THE COMMISSIONER OF INLAND REVENUE v SUPER TURF LTD (in liq) [2018] NZHC 2430

[14 September 2018]

[1]                   On 31 May 2018 I made an order putting the defendant, Super Turf Limited, into liquidation. I appointed Vivien Judith Madsen-Ries and David Sean Webb liquidators.

[2]                   On 15 June 2018, Mr S Teepu, acting on behalf the  Maukoro  Watercare  Ahu Whenua Trust (the Trust), filed a document seeking to stay the liquidation proceedings. That application was listed for hearing on 20 July 2018, and I heard submissions from Mr Teepu, Mr Van der Merwe, and Mr Shackleton on that day. On 24 July 2018 I gave a judgment dismissing the application, and inviting the Commissioner and the liquidators to file submissions on costs if they could not agree with the Trust.

[3]The Commissioner has since advised that she will not seek costs in the matter.

[4]                   Mr Shackleton has filed a memorandum for the liquidators asking for costs on a 2B basis, in the sum of $2,230. Those costs are calculated on the following basis:

(a)0.4 of a day for filing a memorandum in opposition dated 5 July 2018;

(b)0.2 of a day for attending the hearing on 20 July 2018; and

(c)0.4 of a day for filing the costs memorandum.
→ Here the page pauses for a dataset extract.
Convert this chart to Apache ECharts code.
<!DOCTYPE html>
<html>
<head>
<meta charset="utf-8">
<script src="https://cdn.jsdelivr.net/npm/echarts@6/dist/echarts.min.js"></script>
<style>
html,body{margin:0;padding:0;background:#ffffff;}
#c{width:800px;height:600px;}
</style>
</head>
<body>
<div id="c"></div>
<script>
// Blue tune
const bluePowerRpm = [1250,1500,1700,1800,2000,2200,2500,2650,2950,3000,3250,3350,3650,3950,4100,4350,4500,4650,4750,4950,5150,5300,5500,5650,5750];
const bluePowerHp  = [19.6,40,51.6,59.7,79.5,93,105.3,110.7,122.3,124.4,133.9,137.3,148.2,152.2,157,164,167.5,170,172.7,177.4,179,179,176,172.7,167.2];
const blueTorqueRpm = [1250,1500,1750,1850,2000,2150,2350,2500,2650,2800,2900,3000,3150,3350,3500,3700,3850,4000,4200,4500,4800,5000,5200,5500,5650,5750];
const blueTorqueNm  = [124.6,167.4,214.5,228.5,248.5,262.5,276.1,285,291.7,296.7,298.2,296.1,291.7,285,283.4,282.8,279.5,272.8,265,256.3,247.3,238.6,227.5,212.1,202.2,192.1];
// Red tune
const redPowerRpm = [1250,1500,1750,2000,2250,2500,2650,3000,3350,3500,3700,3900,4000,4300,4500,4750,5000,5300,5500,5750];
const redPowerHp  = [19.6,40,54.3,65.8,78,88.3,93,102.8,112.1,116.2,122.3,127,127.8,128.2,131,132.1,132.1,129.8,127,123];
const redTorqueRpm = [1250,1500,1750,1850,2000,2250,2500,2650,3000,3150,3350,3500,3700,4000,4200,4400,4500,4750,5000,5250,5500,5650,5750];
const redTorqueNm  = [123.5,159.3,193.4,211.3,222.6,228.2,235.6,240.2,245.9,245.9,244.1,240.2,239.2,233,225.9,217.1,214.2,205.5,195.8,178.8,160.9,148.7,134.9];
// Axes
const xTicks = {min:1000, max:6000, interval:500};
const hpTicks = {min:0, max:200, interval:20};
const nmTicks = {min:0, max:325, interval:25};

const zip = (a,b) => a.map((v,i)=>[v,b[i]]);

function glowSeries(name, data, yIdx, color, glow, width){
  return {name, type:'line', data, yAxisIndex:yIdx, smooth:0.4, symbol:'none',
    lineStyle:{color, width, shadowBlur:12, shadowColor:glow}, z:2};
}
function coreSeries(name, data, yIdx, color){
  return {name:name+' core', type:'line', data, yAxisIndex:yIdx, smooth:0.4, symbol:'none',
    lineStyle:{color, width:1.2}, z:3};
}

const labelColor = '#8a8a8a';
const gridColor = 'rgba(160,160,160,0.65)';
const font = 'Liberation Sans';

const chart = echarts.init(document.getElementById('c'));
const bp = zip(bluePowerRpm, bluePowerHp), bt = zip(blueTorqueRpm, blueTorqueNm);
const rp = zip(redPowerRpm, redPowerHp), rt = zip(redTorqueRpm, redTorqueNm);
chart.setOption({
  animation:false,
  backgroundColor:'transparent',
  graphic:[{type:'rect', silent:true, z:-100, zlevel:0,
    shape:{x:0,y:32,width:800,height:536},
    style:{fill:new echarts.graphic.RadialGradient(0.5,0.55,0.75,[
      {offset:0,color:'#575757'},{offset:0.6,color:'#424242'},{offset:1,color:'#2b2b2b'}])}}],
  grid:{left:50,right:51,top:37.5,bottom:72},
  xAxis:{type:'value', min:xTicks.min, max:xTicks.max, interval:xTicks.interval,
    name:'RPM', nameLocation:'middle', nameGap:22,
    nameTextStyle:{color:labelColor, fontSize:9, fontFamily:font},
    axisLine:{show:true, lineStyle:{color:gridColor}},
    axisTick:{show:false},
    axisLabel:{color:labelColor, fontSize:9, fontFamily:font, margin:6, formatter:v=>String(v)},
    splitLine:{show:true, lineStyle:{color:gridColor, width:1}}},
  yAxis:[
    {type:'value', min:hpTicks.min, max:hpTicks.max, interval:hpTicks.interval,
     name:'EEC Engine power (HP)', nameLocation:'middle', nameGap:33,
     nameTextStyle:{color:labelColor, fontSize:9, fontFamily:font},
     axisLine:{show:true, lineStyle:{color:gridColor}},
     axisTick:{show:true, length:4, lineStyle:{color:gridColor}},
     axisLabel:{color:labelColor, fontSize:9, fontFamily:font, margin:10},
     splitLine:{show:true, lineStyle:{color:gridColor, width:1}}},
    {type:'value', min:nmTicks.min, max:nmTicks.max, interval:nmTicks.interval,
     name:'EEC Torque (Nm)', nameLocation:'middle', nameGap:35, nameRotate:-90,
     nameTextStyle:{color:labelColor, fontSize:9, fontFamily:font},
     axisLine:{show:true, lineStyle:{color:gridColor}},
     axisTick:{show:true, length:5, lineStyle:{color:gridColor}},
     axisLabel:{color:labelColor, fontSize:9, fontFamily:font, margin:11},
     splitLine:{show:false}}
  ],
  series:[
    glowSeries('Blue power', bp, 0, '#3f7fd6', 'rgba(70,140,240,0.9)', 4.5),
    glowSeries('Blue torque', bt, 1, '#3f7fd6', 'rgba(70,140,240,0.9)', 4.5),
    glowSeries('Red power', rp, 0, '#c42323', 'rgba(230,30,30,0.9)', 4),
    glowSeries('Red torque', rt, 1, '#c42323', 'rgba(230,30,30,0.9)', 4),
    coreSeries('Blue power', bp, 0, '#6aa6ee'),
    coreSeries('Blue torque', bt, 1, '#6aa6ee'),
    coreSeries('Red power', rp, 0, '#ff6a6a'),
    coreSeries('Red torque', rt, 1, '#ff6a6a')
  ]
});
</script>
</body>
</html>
[5]                   Mr Shackleton advised that the liquidators wrote to the Trust setting out a costs calculation in which they acknowledged that the liquidators had not filed a formal notice of opposition, and claiming costs of $1,338 (being 2B costs for filing the memorandum and attending the hearing on 20 July). The liquidators advised the Trust that if costs could not be agreed on that basis, they would seek further costs for filing a costs memorandum.

[6]                   Mr Teepu sent an email in reply to Mr Shackleton on 29 August 2018, asserting that the orders of the High Court were null and void. He advised that damages would be sought, presumably from the Crown.
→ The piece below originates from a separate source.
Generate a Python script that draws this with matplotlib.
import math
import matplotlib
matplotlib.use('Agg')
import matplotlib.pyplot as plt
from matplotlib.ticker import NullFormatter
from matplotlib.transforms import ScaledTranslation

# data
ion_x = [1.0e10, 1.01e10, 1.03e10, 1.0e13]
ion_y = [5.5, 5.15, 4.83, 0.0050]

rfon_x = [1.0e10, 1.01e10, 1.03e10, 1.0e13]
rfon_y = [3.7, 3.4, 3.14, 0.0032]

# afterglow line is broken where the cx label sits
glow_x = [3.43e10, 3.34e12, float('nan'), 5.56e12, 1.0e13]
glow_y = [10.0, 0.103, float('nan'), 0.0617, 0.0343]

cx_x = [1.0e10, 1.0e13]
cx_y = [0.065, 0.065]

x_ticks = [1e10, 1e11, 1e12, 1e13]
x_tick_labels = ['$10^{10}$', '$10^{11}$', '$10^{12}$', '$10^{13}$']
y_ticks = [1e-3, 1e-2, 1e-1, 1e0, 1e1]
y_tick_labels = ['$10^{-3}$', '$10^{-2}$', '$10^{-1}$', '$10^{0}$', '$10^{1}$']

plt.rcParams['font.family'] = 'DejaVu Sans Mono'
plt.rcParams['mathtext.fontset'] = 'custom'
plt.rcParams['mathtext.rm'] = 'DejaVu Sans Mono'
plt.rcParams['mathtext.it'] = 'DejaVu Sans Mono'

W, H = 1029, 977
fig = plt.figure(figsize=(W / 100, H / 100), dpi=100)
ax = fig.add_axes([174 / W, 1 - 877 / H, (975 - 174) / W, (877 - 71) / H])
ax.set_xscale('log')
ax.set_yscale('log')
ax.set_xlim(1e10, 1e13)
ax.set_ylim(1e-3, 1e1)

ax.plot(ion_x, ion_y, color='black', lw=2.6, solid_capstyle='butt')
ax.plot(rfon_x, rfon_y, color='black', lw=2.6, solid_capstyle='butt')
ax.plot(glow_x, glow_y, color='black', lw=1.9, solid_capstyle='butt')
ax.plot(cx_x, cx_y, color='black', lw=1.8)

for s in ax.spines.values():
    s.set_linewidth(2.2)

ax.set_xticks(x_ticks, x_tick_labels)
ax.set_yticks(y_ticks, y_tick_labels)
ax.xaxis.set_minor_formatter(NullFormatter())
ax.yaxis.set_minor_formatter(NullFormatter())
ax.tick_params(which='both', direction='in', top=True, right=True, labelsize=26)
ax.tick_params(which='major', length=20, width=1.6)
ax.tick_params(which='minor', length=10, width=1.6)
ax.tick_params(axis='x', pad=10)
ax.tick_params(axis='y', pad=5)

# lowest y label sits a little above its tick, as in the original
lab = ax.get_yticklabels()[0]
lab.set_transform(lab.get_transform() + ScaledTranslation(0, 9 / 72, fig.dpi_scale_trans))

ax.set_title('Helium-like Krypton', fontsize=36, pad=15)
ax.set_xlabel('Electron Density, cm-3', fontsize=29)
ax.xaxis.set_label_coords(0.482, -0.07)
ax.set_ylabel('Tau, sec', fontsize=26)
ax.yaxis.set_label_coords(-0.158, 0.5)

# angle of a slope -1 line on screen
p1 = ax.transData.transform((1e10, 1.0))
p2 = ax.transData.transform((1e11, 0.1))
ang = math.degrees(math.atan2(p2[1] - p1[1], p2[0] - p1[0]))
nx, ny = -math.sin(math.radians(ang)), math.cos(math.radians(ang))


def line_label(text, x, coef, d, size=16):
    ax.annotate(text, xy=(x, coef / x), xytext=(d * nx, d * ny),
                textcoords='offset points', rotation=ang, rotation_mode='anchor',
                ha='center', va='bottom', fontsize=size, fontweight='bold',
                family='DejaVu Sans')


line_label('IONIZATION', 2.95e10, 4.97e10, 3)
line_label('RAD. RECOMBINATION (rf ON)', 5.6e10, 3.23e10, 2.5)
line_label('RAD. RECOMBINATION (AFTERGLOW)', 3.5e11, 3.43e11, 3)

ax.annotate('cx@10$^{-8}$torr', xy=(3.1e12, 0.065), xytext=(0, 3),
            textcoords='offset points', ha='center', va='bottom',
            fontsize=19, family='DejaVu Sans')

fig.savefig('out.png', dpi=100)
[7]                   The Trust did not file any formal costs submission. However Mr Teepu sent an email to the Registry dated 11 September 2018 advising:

You are warned …

You are in breach of TE TURE WHENUA MAORI – MAORI LAND ACT Section 19: protected by the common laws of England,

Judge Smiths Orders are NULL & VOID: under due process of law you are under investigation …

Discussion and conclusions

[8]                   The ordinary rule is that, while costs remain at the discretion of the Court,1 a party who is successful in litigation is  normally entitled to costs.2    In  this case,    Mr Teepu, acting on behalf of the Trust as shareholder, filed an application which was dismissed; in the ordinary course, both the Commissioner as judgment creditor and the liquidators would be entitled to costs.

[9]                   The Commissioner has not sought costs, but in the circumstances of this case I think the liquidators are entitled to some costs. The stance taken by the Trust had the capacity to impede the liquidators in the discharge of their duties, and it was entirely appropriate for them to be represented at the hearing. It was also appropriate for them to seek some costs in respect of that hearing, and if costs could not be agreed, on having the costs fixed by the Court.

[10]               Mr Teepu and the trustees of the Trust may hold sincere views on the issues which were the subject of my judgments of 31 May 2018 and 24 July 2018, but the Court is obliged to apply the law as the Court sees it, and the Trust's argument did not prevail on either occasion. It is not now sufficient for the Trust to simply assert that the Court's judgment of 24 July 2018 was "null and void", and the Trust has offered no reason why the ordinary principle that costs should follow the event should not apply in this case.

[11]               The liquidators, then, are entitled to some costs. I take note, however, that the liquidators were not required to file a notice of opposition, and that much of the ground


1      High Court Rules, r 14.1.

2      High Court Rules, r 14(1)(a).

traversed at the hearing on 20 July 2018 appeared to cover matters already addressed in my judgment of 31 May 2018. In those circumstances, I think costs are more appropriately dealt with on a category 1, band A basis. By my calculation, costs on that basis would be $960.00. I make an order for costs against the Trust in favour of the defendant, in that sum.